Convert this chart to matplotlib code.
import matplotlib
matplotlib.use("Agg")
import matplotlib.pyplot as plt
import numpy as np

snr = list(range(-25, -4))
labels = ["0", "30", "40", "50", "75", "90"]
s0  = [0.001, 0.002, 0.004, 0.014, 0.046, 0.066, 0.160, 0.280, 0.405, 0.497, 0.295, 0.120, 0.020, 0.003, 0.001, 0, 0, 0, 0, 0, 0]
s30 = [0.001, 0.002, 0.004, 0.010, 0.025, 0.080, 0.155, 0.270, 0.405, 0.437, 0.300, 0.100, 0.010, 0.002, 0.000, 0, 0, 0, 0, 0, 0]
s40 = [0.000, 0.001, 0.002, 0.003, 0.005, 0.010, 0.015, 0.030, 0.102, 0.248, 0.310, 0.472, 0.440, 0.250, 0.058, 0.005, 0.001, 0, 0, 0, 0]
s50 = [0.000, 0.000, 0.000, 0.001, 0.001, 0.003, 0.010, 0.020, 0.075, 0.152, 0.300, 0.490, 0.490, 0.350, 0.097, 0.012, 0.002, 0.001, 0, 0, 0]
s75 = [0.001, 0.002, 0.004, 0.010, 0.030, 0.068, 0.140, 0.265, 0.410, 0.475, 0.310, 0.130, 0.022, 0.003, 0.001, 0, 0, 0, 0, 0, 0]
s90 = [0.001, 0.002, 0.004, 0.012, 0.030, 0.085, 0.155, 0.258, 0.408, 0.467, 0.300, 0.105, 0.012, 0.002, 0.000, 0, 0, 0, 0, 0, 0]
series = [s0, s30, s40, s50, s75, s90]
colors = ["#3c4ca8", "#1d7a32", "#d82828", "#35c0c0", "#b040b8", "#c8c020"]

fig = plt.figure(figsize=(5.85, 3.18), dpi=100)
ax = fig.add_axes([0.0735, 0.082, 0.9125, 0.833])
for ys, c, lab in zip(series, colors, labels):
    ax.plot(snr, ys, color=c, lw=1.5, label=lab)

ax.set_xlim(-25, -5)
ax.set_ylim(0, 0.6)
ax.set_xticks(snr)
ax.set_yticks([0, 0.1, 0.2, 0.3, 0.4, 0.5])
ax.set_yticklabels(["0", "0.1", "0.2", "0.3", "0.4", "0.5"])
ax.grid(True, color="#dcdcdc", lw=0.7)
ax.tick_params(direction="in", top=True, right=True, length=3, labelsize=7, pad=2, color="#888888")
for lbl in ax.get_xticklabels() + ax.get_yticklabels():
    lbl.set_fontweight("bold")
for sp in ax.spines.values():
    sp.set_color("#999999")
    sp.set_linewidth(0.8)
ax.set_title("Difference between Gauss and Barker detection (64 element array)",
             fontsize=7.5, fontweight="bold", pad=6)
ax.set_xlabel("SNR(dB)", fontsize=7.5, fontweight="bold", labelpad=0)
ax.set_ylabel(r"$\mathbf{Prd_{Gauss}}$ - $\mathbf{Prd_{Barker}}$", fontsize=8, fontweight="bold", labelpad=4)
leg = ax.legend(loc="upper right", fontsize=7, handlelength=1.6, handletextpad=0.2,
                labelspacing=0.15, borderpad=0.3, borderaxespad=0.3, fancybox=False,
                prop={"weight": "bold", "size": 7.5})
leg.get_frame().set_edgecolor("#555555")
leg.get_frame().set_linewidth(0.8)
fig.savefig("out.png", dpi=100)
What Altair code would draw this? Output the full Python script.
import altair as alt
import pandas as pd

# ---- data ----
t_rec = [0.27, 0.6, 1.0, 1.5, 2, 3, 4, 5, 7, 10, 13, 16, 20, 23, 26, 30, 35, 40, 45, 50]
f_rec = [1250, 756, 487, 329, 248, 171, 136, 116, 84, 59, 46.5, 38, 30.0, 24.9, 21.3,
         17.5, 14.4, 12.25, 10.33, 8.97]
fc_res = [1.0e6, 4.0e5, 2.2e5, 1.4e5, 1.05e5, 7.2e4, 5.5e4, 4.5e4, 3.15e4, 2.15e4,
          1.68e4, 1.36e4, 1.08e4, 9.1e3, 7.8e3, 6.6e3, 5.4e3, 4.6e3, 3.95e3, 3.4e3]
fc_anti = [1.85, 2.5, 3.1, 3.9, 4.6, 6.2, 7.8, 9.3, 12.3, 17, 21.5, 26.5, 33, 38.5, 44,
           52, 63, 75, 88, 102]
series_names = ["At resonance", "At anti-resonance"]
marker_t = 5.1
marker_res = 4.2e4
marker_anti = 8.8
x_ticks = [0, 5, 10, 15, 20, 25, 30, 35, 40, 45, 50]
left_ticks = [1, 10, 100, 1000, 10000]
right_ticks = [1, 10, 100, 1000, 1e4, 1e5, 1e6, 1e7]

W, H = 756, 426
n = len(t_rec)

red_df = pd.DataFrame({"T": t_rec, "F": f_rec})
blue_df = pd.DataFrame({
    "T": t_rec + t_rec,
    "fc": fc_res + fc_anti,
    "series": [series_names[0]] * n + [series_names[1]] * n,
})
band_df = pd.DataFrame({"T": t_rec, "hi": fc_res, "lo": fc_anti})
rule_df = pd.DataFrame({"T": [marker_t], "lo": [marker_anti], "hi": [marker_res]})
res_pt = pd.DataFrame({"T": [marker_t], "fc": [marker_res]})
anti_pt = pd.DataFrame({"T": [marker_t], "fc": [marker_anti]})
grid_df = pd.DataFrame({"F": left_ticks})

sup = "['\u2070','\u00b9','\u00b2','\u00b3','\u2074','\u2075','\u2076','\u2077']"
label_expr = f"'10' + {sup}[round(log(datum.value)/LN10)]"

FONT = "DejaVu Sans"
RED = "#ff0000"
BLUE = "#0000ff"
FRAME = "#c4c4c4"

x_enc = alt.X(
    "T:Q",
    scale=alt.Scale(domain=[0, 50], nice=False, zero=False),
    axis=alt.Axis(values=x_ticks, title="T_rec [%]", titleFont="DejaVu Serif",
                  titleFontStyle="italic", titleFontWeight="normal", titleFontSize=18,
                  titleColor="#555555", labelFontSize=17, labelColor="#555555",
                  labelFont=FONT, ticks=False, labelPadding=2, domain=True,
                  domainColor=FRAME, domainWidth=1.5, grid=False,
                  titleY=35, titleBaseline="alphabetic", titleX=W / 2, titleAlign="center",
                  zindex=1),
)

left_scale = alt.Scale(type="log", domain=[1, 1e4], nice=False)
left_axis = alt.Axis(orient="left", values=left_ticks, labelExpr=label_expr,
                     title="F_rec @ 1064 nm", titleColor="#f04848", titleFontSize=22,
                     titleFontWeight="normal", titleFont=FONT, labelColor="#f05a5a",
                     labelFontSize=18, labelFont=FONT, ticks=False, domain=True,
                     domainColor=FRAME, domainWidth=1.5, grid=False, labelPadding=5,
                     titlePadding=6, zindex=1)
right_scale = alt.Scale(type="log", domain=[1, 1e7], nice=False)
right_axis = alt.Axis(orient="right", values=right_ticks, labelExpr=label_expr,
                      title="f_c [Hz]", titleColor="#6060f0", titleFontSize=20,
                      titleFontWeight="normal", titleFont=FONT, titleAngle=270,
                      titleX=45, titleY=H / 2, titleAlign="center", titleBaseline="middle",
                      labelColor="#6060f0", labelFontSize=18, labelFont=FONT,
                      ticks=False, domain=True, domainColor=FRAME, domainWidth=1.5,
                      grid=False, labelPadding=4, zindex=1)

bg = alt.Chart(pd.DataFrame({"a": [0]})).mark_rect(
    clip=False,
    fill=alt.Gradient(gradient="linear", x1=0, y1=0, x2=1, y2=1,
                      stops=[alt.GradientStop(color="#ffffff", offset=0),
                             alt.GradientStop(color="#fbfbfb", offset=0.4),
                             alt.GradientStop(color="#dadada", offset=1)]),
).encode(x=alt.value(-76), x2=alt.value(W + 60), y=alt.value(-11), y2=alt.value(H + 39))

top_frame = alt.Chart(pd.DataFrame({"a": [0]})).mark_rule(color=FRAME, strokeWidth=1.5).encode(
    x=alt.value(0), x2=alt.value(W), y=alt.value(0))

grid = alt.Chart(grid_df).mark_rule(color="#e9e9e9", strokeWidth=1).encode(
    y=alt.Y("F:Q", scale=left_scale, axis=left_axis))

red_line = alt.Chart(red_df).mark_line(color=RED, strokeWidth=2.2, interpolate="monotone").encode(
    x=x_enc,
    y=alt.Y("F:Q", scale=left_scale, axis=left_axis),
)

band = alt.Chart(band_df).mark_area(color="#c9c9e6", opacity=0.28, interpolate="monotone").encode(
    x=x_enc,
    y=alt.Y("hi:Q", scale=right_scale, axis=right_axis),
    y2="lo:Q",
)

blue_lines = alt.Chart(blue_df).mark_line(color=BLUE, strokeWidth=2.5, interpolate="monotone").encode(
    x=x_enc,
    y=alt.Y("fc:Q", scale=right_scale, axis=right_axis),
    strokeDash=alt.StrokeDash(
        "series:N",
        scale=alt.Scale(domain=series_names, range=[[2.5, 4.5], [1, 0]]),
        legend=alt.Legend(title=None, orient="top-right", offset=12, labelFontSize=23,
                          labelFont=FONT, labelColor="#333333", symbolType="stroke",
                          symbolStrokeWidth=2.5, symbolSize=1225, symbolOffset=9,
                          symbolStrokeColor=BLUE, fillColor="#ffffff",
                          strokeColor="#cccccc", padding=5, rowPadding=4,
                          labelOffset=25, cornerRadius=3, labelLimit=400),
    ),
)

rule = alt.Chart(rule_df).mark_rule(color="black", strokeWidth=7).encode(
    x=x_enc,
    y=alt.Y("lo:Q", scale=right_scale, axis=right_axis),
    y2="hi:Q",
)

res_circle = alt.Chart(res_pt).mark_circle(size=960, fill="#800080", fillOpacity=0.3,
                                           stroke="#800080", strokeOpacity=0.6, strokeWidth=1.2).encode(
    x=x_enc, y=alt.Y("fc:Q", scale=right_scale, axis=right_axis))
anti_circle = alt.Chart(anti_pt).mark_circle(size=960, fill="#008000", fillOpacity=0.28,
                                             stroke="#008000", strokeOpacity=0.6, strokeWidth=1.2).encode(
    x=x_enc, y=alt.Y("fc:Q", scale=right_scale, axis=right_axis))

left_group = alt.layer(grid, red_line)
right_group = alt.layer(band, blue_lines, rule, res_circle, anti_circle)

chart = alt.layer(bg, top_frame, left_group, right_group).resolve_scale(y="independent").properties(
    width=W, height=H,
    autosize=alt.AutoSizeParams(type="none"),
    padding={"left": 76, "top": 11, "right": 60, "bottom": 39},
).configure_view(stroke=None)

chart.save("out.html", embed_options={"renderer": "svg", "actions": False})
*-*-*
* WHAT TO DO *
Only the lines running from the line with "What Altair code" through the line with "import pandas as pd" should be repeated, exactly and with both ends kept.

* SOLUTION *
What Altair code would draw this? Output the full Python script.
import altair as alt
import pandas as pd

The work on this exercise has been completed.